By the1760s, Adams had become an influential member of the Massachusetts House of Representatives and was vocal in his opposition to the efforts of British Parliament to tax the American colonies without American consent.  His publicized call for cooperation between the colonies was a contributing factor in the British order to have British soldiers occupy Boston, which in turn aggravated the Bostonians to the point of violence, culminating in the famous ‘Boston Massacre’ of 1770, where British soldiers responded to rock-throwing from a Boston mob with gunfire.  Ironically, it was Samuel’s cousin, John Adams, an equally vociforous voice for American liberty, but defender of law and order, who would defend the British soldiers in court for using deadly force to defend themselves against the angry Bostonian mob. A couple years later, Samuel Adams and other like-minded American colonial patriots organized links between their fellows throughout the other twelve colonies. The “Boston Tea Party” of 1773 and other later efforts by Adams and his fellows, who became known as the “Sons of Liberty”, resulted in further reprisals by the British government to quell the American rebellion in the form of the occupation of Boston by British troops, the “Coercive Acts” of 1774 which was akin to marshal law. Adams and his fellow patriots responded by convening a Continental Congress in 1775.  Adams was considered a traitor by the British at this point and they sent troops to both capture Samuel Adams and John Hancock and seize the military arms which the British had learned were stored in Concord. The battle of Lexington and Concord and the successful defense put forth by the “Minutemen” essentially began the American Revolutionary War and eventually resulted in the Declaration of Independence in 1776 at the Second Continental Congress. Thomas Jefferson said of Samuel Adams that he steered the Congress toward independence.

During and after the Revolution, Adams served on numerous committees. He promoted paying bonuses to the Continental soldiers for reenlisting when their enlistment was ended. He also called for the punishment of Loyalists to the British crown, banishing them and confiscating their property. His harsh approach to loyalists continued even after the war, opposing their return to Massachusetts, believing that they would work to thwart the new republican form of government. He was on the committee which drafted the articles of confederation with his emphasis on strong state sovereignty. Along with his cousin, John Adams and James Bowdin, Samuel drafted a new constitution for Massachusetts in 1779.

After the Revolutionary War, and under the Confederation, economic troubles began to trouble the new republic. The uprising known as “Shay’s Rebellion” and other difficulties with taxation led many to believe that the confederation needed revision. In 1786, delegates met in Philadelphia to try to revise the Articles of Confederation but ended up creating a new United States Constitution with a stronger federal government.  Adams had misgivings about a strong central government and was initially counted among the Anti-Federalists, but eventually he agreed to support the new constitution, with the proviso that amendments would be added later, which resulted in first ten amendments now known as ‘The Bill of Rights’.  With this ability to amend it, Adams became a staunch supporter of the new constitution.
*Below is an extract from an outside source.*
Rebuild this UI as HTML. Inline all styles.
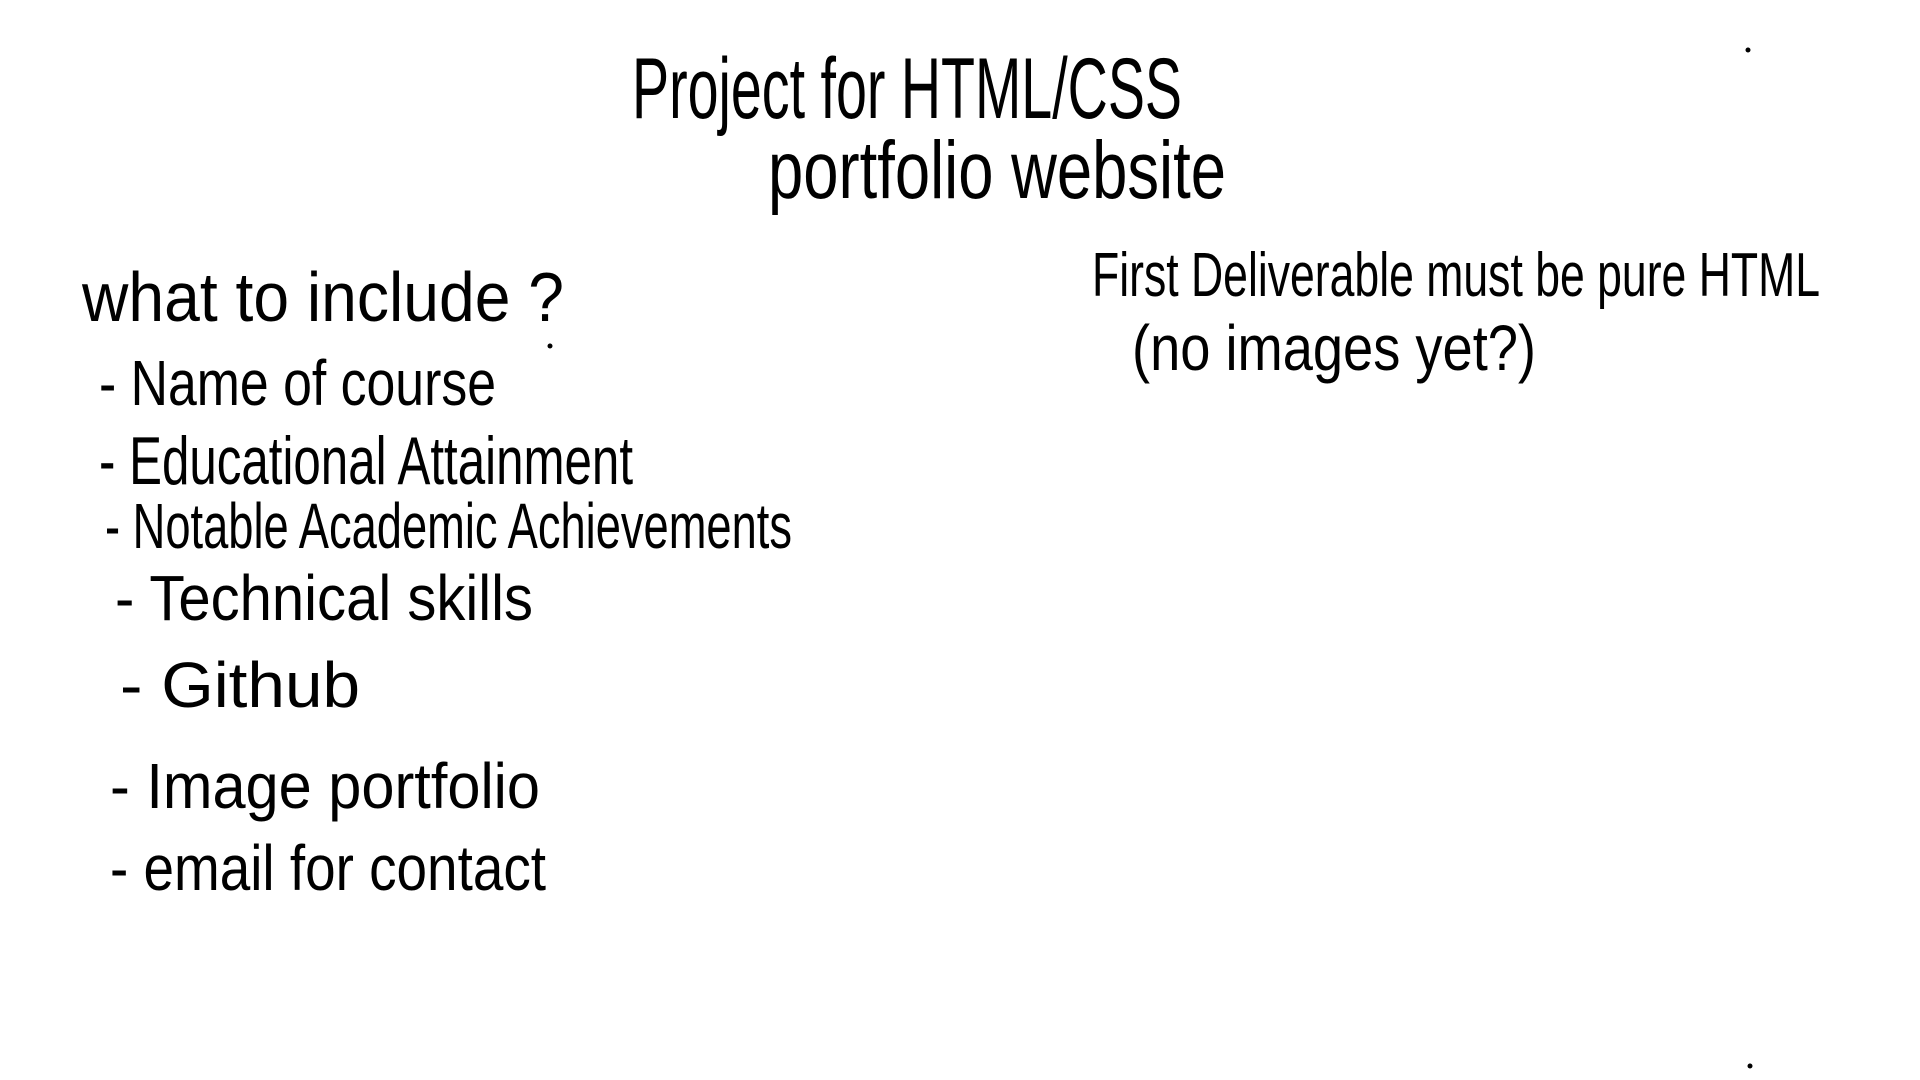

Adams attempted to be elected a representative to the new House of Representatives but lost the election. However he was elected Lieutenant Governor of Massachusetts and then Governor. Samuel, unlike his cousin John Adams, aligned himself with the Thomas Jefferson and the anti-federalist party. He left office as governor in 1797 and retired from politics. He suffered from essential tremors and was unable write effectively during the last ten years of his life and he died at the age of 81 years on October 2, 1803. He was considered by his contemporaries, both friends and advisories as one of the greatest personalities among the founding fathers and a firebrand personality for individual freedom. In fact, much to his chagrin, John Adams, while serving abroad as a diplomat was often referred to as “the other Adams. Indeed, Samuel Adams was at the forefront of the revolutionary movement and with a loud voice for independence, ever vigilant, willing to sacrifice his own wellbeing for what he believed in, and was convinced that he was doing God’s will by creating a republican form of government.  The Boston newspaper, The Independent, Eulogized him as the “Father of the American Revolution”. There were many founders of our nation who could claim that they did their all for the birth of the United States of America, but few who were the equal of Samuel Adams.